Implications for Interviewing Practice
Our results suggest that interviewers should prompt repeatedly and read back the list of partners to the subject/patient to maximize the recall of partners. Individuals can recall additional partners beyond points in an interview where health researchers and professionals often stop attempting to collect data (e.g., when an individual says he or she can recall no more).
In this study, reinterviewing increased recall substantially. Our results indicate that reinterviewing may be most productive (although not exclusively) with individuals who recall many partners in an interview and/or believe that they may have additional unrecalled partners. In our study, these individuals were moderately more likely to recall other partners in another interview than individuals who recalled few partners and/or believed that they had no additional partners. Individuals with many recent new partners also were more likely to forget recallable partners than individuals with few or no recent new partners. This may reflect “retroactive interference,” which occurs when more recently learned information (recent new partners) interferes with the recall of information learned earlier (less recent or longer‐standing partners). Individuals with many recent new partners might also be given high priority for reinterviewing.
Reinterviewing has long been a recommended39–46 and effective47–57 procedure for eliciting additional partners. Our study shows that, in a research setting at least, this increase in partners elicited can be accounted for by partners who are forgotten in the first interview, but not the second (the phenomenon of “reminiscence”58).
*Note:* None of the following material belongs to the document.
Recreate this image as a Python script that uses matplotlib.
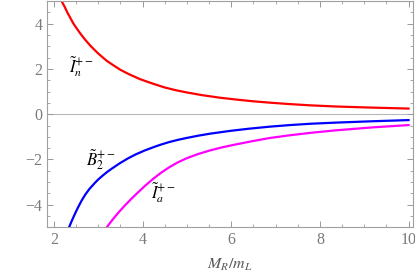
import numpy as np
import matplotlib
matplotlib.use("Agg")
import matplotlib.pyplot as plt
from matplotlib.ticker import MultipleLocator

plt.rcParams['font.family'] = ['Liberation Serif', 'DejaVu Serif']
plt.rcParams['mathtext.fontset'] = 'stix'

# values
x_n = [2.17, 2.24, 2.3, 2.37, 2.44, 2.52, 2.6, 2.7, 2.81, 2.9, 3.0, 3.1, 3.19, 3.35, 3.5, 3.7,
       3.94, 4.2, 4.5, 4.75, 5.0, 5.35, 5.74, 6.1, 6.5, 6.87, 7.3, 7.8, 8.37, 9.2, 10.0]
I_n = [5.0, 4.75, 4.5, 4.25, 4.0, 3.77, 3.55, 3.3, 3.05, 2.87, 2.68, 2.51, 2.36, 2.15, 1.96, 1.76,
       1.55, 1.37, 1.18, 1.06, 0.96, 0.84, 0.73, 0.65, 0.57, 0.51, 0.45, 0.39, 0.34, 0.29, 0.25]

x_b = [2.34, 2.4, 2.45, 2.5, 2.55, 2.62, 2.7, 2.8, 2.92, 3.0, 3.1, 3.2, 3.3, 3.49, 3.68, 3.85,
       4.05, 4.24, 4.4, 4.6, 4.8, 4.99, 5.25, 5.52, 6.0, 6.4, 6.87, 7.32, 7.8, 8.37, 9.2, 10.0]
B_2 = [-5.0, -4.72, -4.5, -4.29, -4.09, -3.83, -3.57, -3.3, -3.04, -2.88, -2.71, -2.55, -2.41, -2.16, -1.94, -1.77,
       -1.6, -1.46, -1.35, -1.23, -1.13, -1.05, -0.95, -0.86, -0.73, -0.64, -0.55, -0.48, -0.42, -0.37, -0.31, -0.26]

x_a = [3.19, 3.27, 3.35, 3.47, 3.6, 3.73, 3.86, 4.05, 4.24, 4.42, 4.62, 4.8, 5.0, 5.25, 5.52, 5.78,
       6.04, 6.45, 6.87, 7.32, 7.8, 8.37, 9.2, 10.0]
I_a = [-5.0, -4.79, -4.59, -4.31, -4.03, -3.77, -3.52, -3.17, -2.85, -2.58, -2.32, -2.12, -1.94, -1.76, -1.6, -1.47,
       -1.36, -1.2, -1.05, -0.93, -0.82, -0.71, -0.58, -0.48]

fig = plt.figure(figsize=(4.15, 2.75), dpi=100)
ax = fig.add_axes([0.114, 0.173, 0.880, 0.825])

ax.axhline(0, color='#b8b8b8', lw=0.8, zorder=1)
ax.plot(x_n, I_n, color='#ff0000', lw=1.6, solid_joinstyle='round')
ax.plot(x_b, B_2, color='#0000ff', lw=1.6, solid_joinstyle='round')
ax.plot(x_a, I_a, color='#ff00ff', lw=1.6, solid_joinstyle='round')

ax.text(2.61, 2.1, r'$\tilde{I}_n^{+-}$', fontsize=12, ha='center', va='center')
ax.text(3.06, -2.0, r'$\tilde{B}_2^{+-}$', fontsize=12, ha='center', va='center')
ax.text(4.48, -3.45, r'$\tilde{I}_a^{+-}$', fontsize=12, ha='center', va='center')

ax.set_xlim(1.85, 10.09)
ax.set_ylim(-5.0, 5.02)
ax.xaxis.set_major_locator(MultipleLocator(2))
ax.xaxis.set_minor_locator(MultipleLocator(0.5))
ax.yaxis.set_major_locator(MultipleLocator(2))
ax.yaxis.set_minor_locator(MultipleLocator(0.5))
ax.tick_params(which='both', direction='in', top=True, right=True, color='#999999',
               labelcolor='#7a7a7a', labelsize=11.5)
ax.tick_params(which='major', length=4, width=0.7)
ax.tick_params(which='minor', length=2.2, width=0.6)
ax.set_yticks([-4, -2, 0, 2, 4])
ax.set_yticklabels(['\u22124', '\u22122', '0', '2', '4'])
for s in ax.spines.values():
    s.set_color('#a0a0a0')
    s.set_linewidth(0.8)

ax.set_xlabel(r'$M_R/m_L$', fontsize=11.5, color='#555555', labelpad=6)

fig.savefig('out.png', dpi=100)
Enhancing Recall of Partners
Given the degree of forgetting we have documented, it is crucial to develop techniques to enhance the recall of partners. In the areas of eyewitness and food recall, interviewing techniques based on established principles of event memory increase recall substantially without any increase in the rate of errors24,59–61 Further work is required to describe how partners are organized in memory,62 develop supplementary interviewing techniques based on these cognitive structures, and evaluate the effectiveness of these procedures in enhancing recall of partners.